The Language Acquisition Device (LAD) is a claim from language acquisition research proposed by Noam Chomsky in the 1960s. The LAD concept is a purported instinctive mental capacity which enables an infant to acquire and produce language. It is a component of the nativist theory of language. This theory asserts that humans are born with the instinct or "innate facility" for acquiring language. The main argument given in favor of the LAD was the argument from the poverty of the stimulus, which argues that unless children have significant innate knowledge of grammar, they would not be able to learn language as quickly as they do, given that they never have access to negative evidence and rarely receive direct instruction in their first language.

A summary explaining LAD by Chomsky states that languages are infinite pertaining to the sequence of word forms (strings) and grammar.

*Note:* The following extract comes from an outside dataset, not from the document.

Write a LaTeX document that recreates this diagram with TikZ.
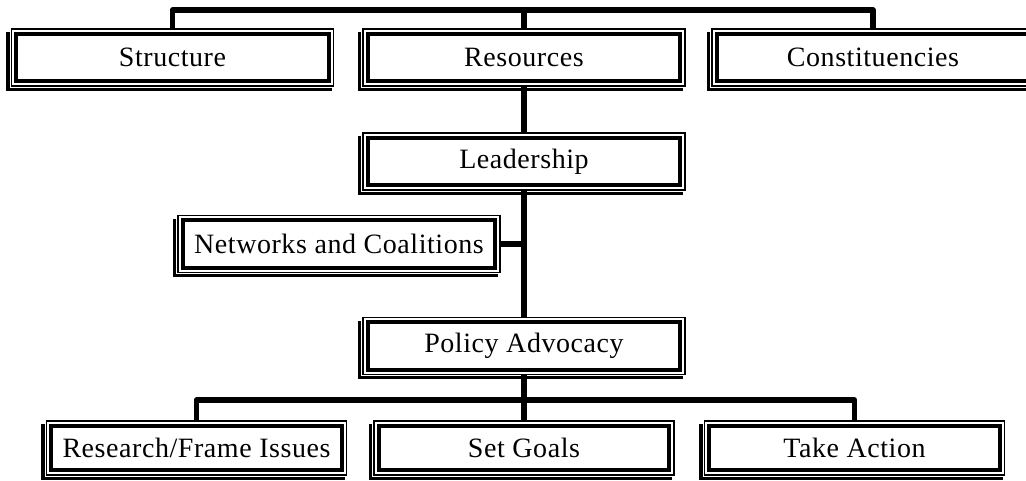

These word forms organize grammatically correct sequences of words that can be pooled over a limited lexicon of each independent language. So, LAD is tasked to select from an infinite number of grammars the one which is correct for the language that is presented to an individual, for example, a child.

Criticism 
Critics say there is insufficient evidence from neuroscience and language acquisition research to support the claim that people have a language acquisition device as described above, and for the related ideas universal grammar and poverty of the stimulus. It is also argued that Chomsky's purported linguistic evidence for them was mistaken.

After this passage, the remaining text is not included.